[Task to complete]
Transcribe the data in full and exactly, omitting any pictures.
++++ Given data
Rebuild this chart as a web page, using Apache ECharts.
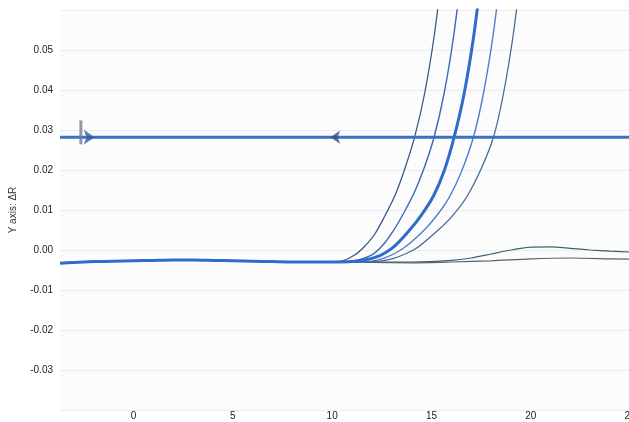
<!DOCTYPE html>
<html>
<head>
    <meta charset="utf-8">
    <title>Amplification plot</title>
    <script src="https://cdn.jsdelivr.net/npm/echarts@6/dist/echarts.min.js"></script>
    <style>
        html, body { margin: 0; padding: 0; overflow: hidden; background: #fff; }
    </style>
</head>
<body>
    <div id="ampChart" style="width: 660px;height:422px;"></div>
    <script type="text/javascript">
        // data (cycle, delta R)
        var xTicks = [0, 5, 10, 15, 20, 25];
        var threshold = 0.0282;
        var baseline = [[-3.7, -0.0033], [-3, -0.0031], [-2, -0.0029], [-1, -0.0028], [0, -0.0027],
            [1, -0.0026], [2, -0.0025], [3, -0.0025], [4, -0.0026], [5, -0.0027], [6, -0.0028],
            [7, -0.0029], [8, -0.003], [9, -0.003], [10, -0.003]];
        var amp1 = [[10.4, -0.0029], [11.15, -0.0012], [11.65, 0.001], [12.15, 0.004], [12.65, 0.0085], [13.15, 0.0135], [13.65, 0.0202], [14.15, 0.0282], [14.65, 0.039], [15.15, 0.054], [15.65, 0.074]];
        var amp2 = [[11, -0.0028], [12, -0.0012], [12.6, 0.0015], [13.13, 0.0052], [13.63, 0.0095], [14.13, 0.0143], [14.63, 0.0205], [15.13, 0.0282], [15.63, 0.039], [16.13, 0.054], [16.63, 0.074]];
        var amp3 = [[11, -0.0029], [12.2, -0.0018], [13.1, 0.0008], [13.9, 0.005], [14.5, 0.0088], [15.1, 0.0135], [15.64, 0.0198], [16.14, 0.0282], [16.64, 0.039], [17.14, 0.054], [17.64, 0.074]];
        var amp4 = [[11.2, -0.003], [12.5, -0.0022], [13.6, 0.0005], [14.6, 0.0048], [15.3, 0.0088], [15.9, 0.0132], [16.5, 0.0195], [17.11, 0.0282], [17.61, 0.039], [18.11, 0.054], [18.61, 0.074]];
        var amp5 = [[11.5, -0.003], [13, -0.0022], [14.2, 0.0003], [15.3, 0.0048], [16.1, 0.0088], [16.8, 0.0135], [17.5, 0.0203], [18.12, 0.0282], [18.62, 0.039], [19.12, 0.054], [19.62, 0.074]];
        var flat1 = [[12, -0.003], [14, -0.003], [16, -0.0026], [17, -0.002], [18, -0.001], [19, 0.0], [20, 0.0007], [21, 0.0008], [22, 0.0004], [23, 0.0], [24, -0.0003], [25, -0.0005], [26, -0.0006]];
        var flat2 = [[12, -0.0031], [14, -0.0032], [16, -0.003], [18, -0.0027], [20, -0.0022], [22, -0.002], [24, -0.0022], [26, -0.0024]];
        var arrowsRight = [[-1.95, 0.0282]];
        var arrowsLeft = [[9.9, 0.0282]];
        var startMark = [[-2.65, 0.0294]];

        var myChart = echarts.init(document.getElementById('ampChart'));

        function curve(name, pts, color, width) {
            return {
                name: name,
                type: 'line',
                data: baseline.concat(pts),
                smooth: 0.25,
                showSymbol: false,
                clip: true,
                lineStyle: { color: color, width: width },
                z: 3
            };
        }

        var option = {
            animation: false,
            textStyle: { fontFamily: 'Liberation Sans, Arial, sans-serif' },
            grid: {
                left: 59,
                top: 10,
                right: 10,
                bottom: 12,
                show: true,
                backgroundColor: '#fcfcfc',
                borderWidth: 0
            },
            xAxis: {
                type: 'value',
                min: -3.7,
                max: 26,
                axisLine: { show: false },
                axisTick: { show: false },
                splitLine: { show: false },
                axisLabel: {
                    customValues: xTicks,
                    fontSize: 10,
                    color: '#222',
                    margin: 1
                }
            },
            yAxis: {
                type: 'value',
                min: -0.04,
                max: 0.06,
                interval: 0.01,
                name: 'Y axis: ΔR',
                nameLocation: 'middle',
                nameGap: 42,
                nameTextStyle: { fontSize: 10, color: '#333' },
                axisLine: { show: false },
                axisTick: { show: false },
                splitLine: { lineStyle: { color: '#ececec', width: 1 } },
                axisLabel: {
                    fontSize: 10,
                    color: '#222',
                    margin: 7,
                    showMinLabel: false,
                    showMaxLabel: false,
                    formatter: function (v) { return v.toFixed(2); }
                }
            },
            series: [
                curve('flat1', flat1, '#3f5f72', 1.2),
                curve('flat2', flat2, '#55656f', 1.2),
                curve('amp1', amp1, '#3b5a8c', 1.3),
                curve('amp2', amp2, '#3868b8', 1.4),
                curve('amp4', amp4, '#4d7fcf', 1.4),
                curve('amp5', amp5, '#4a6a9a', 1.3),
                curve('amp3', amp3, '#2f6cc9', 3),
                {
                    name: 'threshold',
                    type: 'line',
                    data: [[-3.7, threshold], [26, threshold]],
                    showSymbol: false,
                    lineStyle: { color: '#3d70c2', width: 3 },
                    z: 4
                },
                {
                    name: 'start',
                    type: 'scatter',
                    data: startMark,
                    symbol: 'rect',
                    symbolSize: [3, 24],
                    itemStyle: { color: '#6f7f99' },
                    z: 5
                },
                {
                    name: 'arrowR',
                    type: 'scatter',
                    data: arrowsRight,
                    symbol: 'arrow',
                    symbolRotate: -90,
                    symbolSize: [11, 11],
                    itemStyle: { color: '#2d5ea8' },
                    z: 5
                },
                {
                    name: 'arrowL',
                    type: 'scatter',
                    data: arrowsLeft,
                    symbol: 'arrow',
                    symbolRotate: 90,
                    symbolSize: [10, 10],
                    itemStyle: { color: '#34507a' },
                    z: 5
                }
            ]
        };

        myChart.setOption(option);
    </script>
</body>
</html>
++++++++
[The result]
Rebuild this chart as a web page, using Apache ECharts.
<!DOCTYPE html>
<html>
<head>
    <meta charset="utf-8">
    <title>Amplification plot</title>
    <script src="https://cdn.jsdelivr.net/npm/echarts@6/dist/echarts.min.js"></script>
    <style>
        html, body { margin: 0; padding: 0; overflow: hidden; background: #fff; }
    </style>
</head>
<body>
    <div id="ampChart" style="width: 660px;height:422px;"></div>
    <script type="text/javascript">
        // data (cycle, delta R)
        var xTicks = [0, 5, 10, 15, 20, 25];
        var threshold = 0.0282;
        var baseline = [[-3.7, -0.0033], [-3, -0.0031], [-2, -0.0029], [-1, -0.0028], [0, -0.0027],
            [1, -0.0026], [2, -0.0025], [3, -0.0025], [4, -0.0026], [5, -0.0027], [6, -0.0028],
            [7, -0.0029], [8, -0.003], [9, -0.003], [10, -0.003]];
        var amp1 = [[10.4, -0.0029], [11.15, -0.0012], [11.65, 0.001], [12.15, 0.004], [12.65, 0.0085], [13.15, 0.0135], [13.65, 0.0202], [14.15, 0.0282], [14.65, 0.039], [15.15, 0.054], [15.65, 0.074]];
        var amp2 = [[11, -0.0028], [12, -0.0012], [12.6, 0.0015], [13.13, 0.0052], [13.63, 0.0095], [14.13, 0.0143], [14.63, 0.0205], [15.13, 0.0282], [15.63, 0.039], [16.13, 0.054], [16.63, 0.074]];
        var amp3 = [[11, -0.0029], [12.2, -0.0018], [13.1, 0.0008], [13.9, 0.005], [14.5, 0.0088], [15.1, 0.0135], [15.64, 0.0198], [16.14, 0.0282], [16.64, 0.039], [17.14, 0.054], [17.64, 0.074]];
        var amp4 = [[11.2, -0.003], [12.5, -0.0022], [13.6, 0.0005], [14.6, 0.0048], [15.3, 0.0088], [15.9, 0.0132], [16.5, 0.0195], [17.11, 0.0282], [17.61, 0.039], [18.11, 0.054], [18.61, 0.074]];
        var amp5 = [[11.5, -0.003], [13, -0.0022], [14.2, 0.0003], [15.3, 0.0048], [16.1, 0.0088], [16.8, 0.0135], [17.5, 0.0203], [18.12, 0.0282], [18.62, 0.039], [19.12, 0.054], [19.62, 0.074]];
        var flat1 = [[12, -0.003], [14, -0.003], [16, -0.0026], [17, -0.002], [18, -0.001], [19, 0.0], [20, 0.0007], [21, 0.0008], [22, 0.0004], [23, 0.0], [24, -0.0003], [25, -0.0005], [26, -0.0006]];
        var flat2 = [[12, -0.0031], [14, -0.0032], [16, -0.003], [18, -0.0027], [20, -0.0022], [22, -0.002], [24, -0.0022], [26, -0.0024]];
        var arrowsRight = [[-1.95, 0.0282]];
        var arrowsLeft = [[9.9, 0.0282]];
        var startMark = [[-2.65, 0.0294]];

        var myChart = echarts.init(document.getElementById('ampChart'));

        function curve(name, pts, color, width) {
            return {
                name: name,
                type: 'line',
                data: baseline.concat(pts),
                smooth: 0.25,
                showSymbol: false,
                clip: true,
                lineStyle: { color: color, width: width },
                z: 3
            };
        }

        var option = {
            animation: false,
            textStyle: { fontFamily: 'Liberation Sans, Arial, sans-serif' },
            grid: {
                left: 59,
                top: 10,
                right: 10,
                bottom: 12,
                show: true,
                backgroundColor: '#fcfcfc',
                borderWidth: 0
            },
            xAxis: {
                type: 'value',
                min: -3.7,
                max: 26,
                axisLine: { show: false },
                axisTick: { show: false },
                splitLine: { show: false },
                axisLabel: {
                    customValues: xTicks,
                    fontSize: 10,
                    color: '#222',
                    margin: 1
                }
            },
            yAxis: {
                type: 'value',
                min: -0.04,
                max: 0.06,
                interval: 0.01,
                name: 'Y axis: ΔR',
                nameLocation: 'middle',
                nameGap: 42,
                nameTextStyle: { fontSize: 10, color: '#333' },
                axisLine: { show: false },
                axisTick: { show: false },
                splitLine: { lineStyle: { color: '#ececec', width: 1 } },
                axisLabel: {
                    fontSize: 10,
                    color: '#222',
                    margin: 7,
                    showMinLabel: false,
                    showMaxLabel: false,
                    formatter: function (v) { return v.toFixed(2); }
                }
            },
            series: [
                curve('flat1', flat1, '#3f5f72', 1.2),
                curve('flat2', flat2, '#55656f', 1.2),
                curve('amp1', amp1, '#3b5a8c', 1.3),
                curve('amp2', amp2, '#3868b8', 1.4),
                curve('amp4', amp4, '#4d7fcf', 1.4),
                curve('amp5', amp5, '#4a6a9a', 1.3),
                curve('amp3', amp3, '#2f6cc9', 3),
                {
                    name: 'threshold',
                    type: 'line',
                    data: [[-3.7, threshold], [26, threshold]],
                    showSymbol: false,
                    lineStyle: { color: '#3d70c2', width: 3 },
                    z: 4
                },
                {
                    name: 'start',
                    type: 'scatter',
                    data: startMark,
                    symbol: 'rect',
                    symbolSize: [3, 24],
                    itemStyle: { color: '#6f7f99' },
                    z: 5
                },
                {
                    name: 'arrowR',
                    type: 'scatter',
                    data: arrowsRight,
                    symbol: 'arrow',
                    symbolRotate: -90,
                    symbolSize: [11, 11],
                    itemStyle: { color: '#2d5ea8' },
                    z: 5
                },
                {
                    name: 'arrowL',
                    type: 'scatter',
                    data: arrowsLeft,
                    symbol: 'arrow',
                    symbolRotate: 90,
                    symbolSize: [10, 10],
                    itemStyle: { color: '#34507a' },
                    z: 5
                }
            ]
        };

        myChart.setOption(option);
    </script>
</body>
</html>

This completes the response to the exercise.